The Role Of The CFO In Expansion And Growth

The Role Of The CFO In Expansion And Growth

The growth of a company is dependent on two things: timing and creativity. Timing your product or service releases and being creative in the details and markets. But what happens when the company has successfully grown and saturated within the current market it thrives in?

As a key strategic decision maker of the organisation, CFO’s are expected to play an important role in the growth of the company and often times expansion and diversification are the logical next steps. However, expansion can at times be a hard choice. A saturated market can make you consider diversification. But so will excessive market demand for that matter. Truth is, expansion is a strategy that can dynamically solve multiple problems for an organisation. Don’t believe us? Here are the specific stories of how the advantages of expansion helped some of the biggest brands in the world.

Expanding Over That Glass Ceiling

Increased Reach

Although ITC made all of its initial capital from tobacco products, the diversification the company initiated helped them gain a significant market share in the food industry. Sunfeast, Yippee and Bingo are now well-known names in the Indian retail ecosystem. This way, the stigma attached to selling tobacco products have been balanced through quality market segmentation. This just proves that expansion done right can have a lasting impact on the company’s reach and open up multiple avenues of market space while also reinforcing the CFO’s position as a strategist within the organisation.

Multiple Income Streams

It is speculated that Amazon is what it is today because of an extreme tolerance to failure. They have attempted multiple projects for diversification and the kind of failures they have faced could be classified as extreme. Projects like the Fire Phone, Askville and Amazon Destinations have cost millions of dollars in losses. But with the core business, which is of a retail giant, those losses were not daunting in any way. What is more fascinating is, for all of the failed projects Amazon attempted, it only takes one Amazon Prime to make up for those losses. Hence, having multiple income streams is always a good idea.
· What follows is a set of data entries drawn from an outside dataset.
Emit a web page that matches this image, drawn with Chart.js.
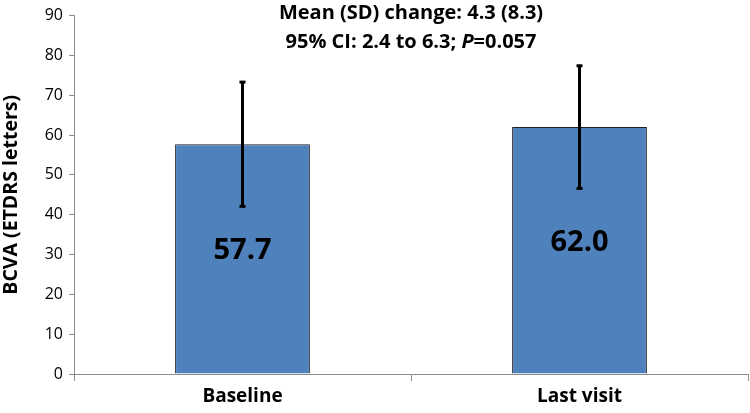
<!DOCTYPE html>
<html>
<head>
<meta charset="utf-8">
<script src="https://cdn.jsdelivr.net/npm/chart.js@4"></script>
<style>
  html, body { margin: 0; padding: 0; background: #fff; }
  #wrap { width: 750px; height: 413px; position: relative; }
</style>
</head>
<body>
<div id="wrap"><canvas id="grafico" width="750" height="413"></canvas></div>
<script>
// Dados do gráfico
const categorias = ['Baseline', 'Last visit'];
const medias = [57.7, 62.0];
const desvios = [15.6, 15.4];
const rotulos = ['57.7', '62.0'];
const linhaMedia = 'Mean (SD) change: 4.3 (8.3)';
const linhaIC = ['95% CI: 2.4 to 6.3; ', 'P', '=0.057'];

const FONTE = '"Open Sans", Lato, sans-serif';

// Barras de erro (média ± DP)
const barrasErro = {
    id: 'barrasErro',
    afterDatasetsDraw(chart) {
        const ctx = chart.ctx;
        const y = chart.scales.y;
        const meta = chart.getDatasetMeta(0);
        ctx.save();
        ctx.strokeStyle = '#000';
        ctx.fillStyle = '#000';
        meta.data.forEach((bar, i) => {
            const topo = y.getPixelForValue(medias[i] + desvios[i]);
            const base = y.getPixelForValue(medias[i] - desvios[i]);
            ctx.lineWidth = 3;
            ctx.beginPath();
            ctx.moveTo(bar.x, topo);
            ctx.lineTo(bar.x, base);
            ctx.stroke();
            ctx.fillRect(bar.x - 3, topo - 1.5, 6, 3);
            ctx.fillRect(bar.x - 3, base - 1.5, 6, 3);
        });
        ctx.restore();
    }
};

// Rótulos dentro das barras + texto do topo
const textos = {
    id: 'textos',
    afterDraw(chart) {
        const ctx = chart.ctx;
        const y = chart.scales.y;
        const meta = chart.getDatasetMeta(0);
        ctx.save();
        ctx.fillStyle = '#000';
        ctx.textAlign = 'center';
        ctx.textBaseline = 'middle';
        ctx.font = 'bold 29px ' + FONTE;
        meta.data.forEach((bar, i) => {
            const meio = y.getPixelForValue(medias[i] / 2);
            ctx.fillText(rotulos[i], bar.x, meio - 8);
        });

        // Anotação no topo
        const cx = (chart.scales.x.left + chart.scales.x.right) / 2;
        const fNormal = 'bold 20px ' + FONTE;
        const fItalico = 'italic bold 20px ' + FONTE;
        ctx.font = fNormal;
        ctx.fillText(linhaMedia, cx, 13);

        const w0 = ctx.measureText(linhaIC[0]).width;
        const w2 = ctx.measureText(linhaIC[2]).width;
        ctx.font = fItalico;
        const w1 = ctx.measureText(linhaIC[1]).width;
        let x = cx - (w0 + w1 + w2) / 2;
        ctx.textAlign = 'left';
        ctx.font = fNormal;
        ctx.fillText(linhaIC[0], x, 42);
        x += w0;
        ctx.font = fItalico;
        ctx.fillText(linhaIC[1], x, 42);
        x += w1;
        ctx.font = fNormal;
        ctx.fillText(linhaIC[2], x, 42);
        ctx.restore();
    }
};

const ctx = document.getElementById('grafico').getContext('2d');
new Chart(ctx, {
    type: 'bar',
    data: {
        labels: categorias,
        datasets: [{
            data: medias,
            backgroundColor: '#4f81bd',
            borderColor: '#1f1f1f',
            borderWidth: 1,
            categoryPercentage: 0.4,
            barPercentage: 1.0
        }]
    },
    options: {
        responsive: false,
        animation: false,
        devicePixelRatio: 1,
        layout: { padding: { top: 14, right: 2, left: 0, bottom: 0 } },
        plugins: {
            legend: { display: false },
            tooltip: { enabled: false }
        },
        scales: {
            x: {
                grid: {
                    offset: true,
                    drawOnChartArea: false,
                    tickLength: 7,
                    color: '#8c8c8c'
                },
                border: { color: '#8c8c8c' },
                ticks: {
                    color: '#000',
                    font: { family: FONTE, size: 19, weight: 'bold' },
                    padding: 4
                },
                afterFit(scale) { scale.height = 39; }
            },
            y: {
                min: 0,
                max: 90,
                ticks: {
                    stepSize: 10,
                    color: '#000',
                    font: { family: FONTE, size: 16 },
                    padding: 6
                },
                grid: {
                    drawOnChartArea: false,
                    tickLength: 5,
                    color: '#8c8c8c'
                },
                border: { color: '#8c8c8c' },
                title: {
                    display: true,
                    text: 'BCVA (ETDRS letters)',
                    color: '#000',
                    font: { family: FONTE, size: 19.5, weight: 'bold' },
                    padding: { top: 0, bottom: 8 }
                },
                afterFit(scale) { scale.width = 74; }
            }
        }
    },
    plugins: [barrasErro, textos]
});
</script>
</body>
</html>
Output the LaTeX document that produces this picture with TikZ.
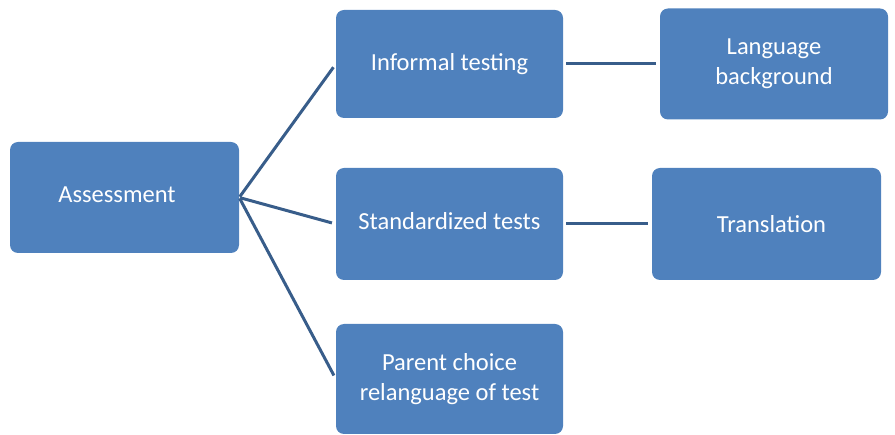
\documentclass[tikz,border=0pt]{standalone}
\usepackage{fontspec}
\setmainfont{Carlito}
\definecolor{boxblue}{HTML}{4F81BD}
\definecolor{linkblue}{HTML}{385D8A}
\tikzset{
  box/.style={rectangle, rounded corners=8pt, fill=boxblue, text=white, align=center,
    font=\fontsize{24.5}{30}\selectfont, inner sep=0pt},
  link/.style={draw=linkblue, line width=3pt, shorten <=2pt, shorten >=4pt}
}
\begin{document}
\begin{tikzpicture}[x=1pt,y=-1pt]
\useasboundingbox (0,0) rectangle (895,435);
\node[box, minimum width=229pt, minimum height=111pt] (assess) at (124.5,197.5) {\raisebox{6pt}{Assessment}\hspace*{15pt}};
\node[box, minimum width=227pt, minimum height=108pt] (informal) at (449.5,64) {Informal testing};
\node[box, minimum width=228pt, minimum height=111pt] (lang) at (774,64) {Language\\background};
\node[box, minimum width=227pt, minimum height=112pt] (std) at (449.5,224) {\raisebox{6pt}{Standardized tests}};
\node[box, minimum width=229pt, minimum height=112pt] (trans) at (766.5,224) {\hspace*{10pt}Translation};
\node[box, minimum width=227pt, minimum height=110pt] (parent) at (449.5,379) {Parent choice\\relanguage of test};
\draw[link, shorten <=1pt] (assess.east) -- (informal.west);
\draw[link, shorten <=1pt] (assess.east) -- (std.west);
\draw[link, shorten <=1pt] (assess.east) -- (parent.west);
\draw[link, shorten <=3pt] (informal.east) -- (lang.west);
\draw[link, shorten <=3pt] (std.east) -- (trans.west);
\end{tikzpicture}
\end{document}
Resorting to Economies of Scale

Look no further than Reliance and the massive splash it made in the telecom industry with Jio. Reliance is the perfect example of how Economies of scale help big firms sustain the costs of their substantial ventures. Even if these projects have mammoth operating costs, long-term profits can eventually be attained because of the sheer size of the company. In essence, with expansion, it is possible for business ventures to achieve a smaller cost of capital. This is a huge advantage over any competition.

Brand Recognition

Modern-day CFO’s are much more than just number crunchers. These days, they also represent the company and take an active interest in backing marketing initiatives. The brand value of a company goes a long way in cementing the business’s value. In fact, IBM has an impeccable brand value that is very much a marketing tool in itself. Case in point is the recent failure of the collaborative project between MD Anderson Cancer Center and IBM Watson cognitive computing system. The original idea was for IBM’s computer systems to help doctors choose treatments for cancer treatments. The project failed because IBM’s final product was not compatible with MD Anderson’s electronic medical record system. Bottomline being, IBM’s reputation induced MD Anderson to shell out 62 million dollars for a product that has not been market tested or even CONCEIVED. While the failure is truly a tragedy, the whole instance speaks volumes about the kind of leeway big businesses are privy to.  

An expansion offers a lot of incentives that most single-location businesses are just not privileged with. Established brands that have diversified the right way are empowered in ways that complement their everyday functioning. Growth is sometimes the only way to make innovation the priority of your company rather than capital accumulation. This is because a fierce need for novelty lies in the heart of every successful business.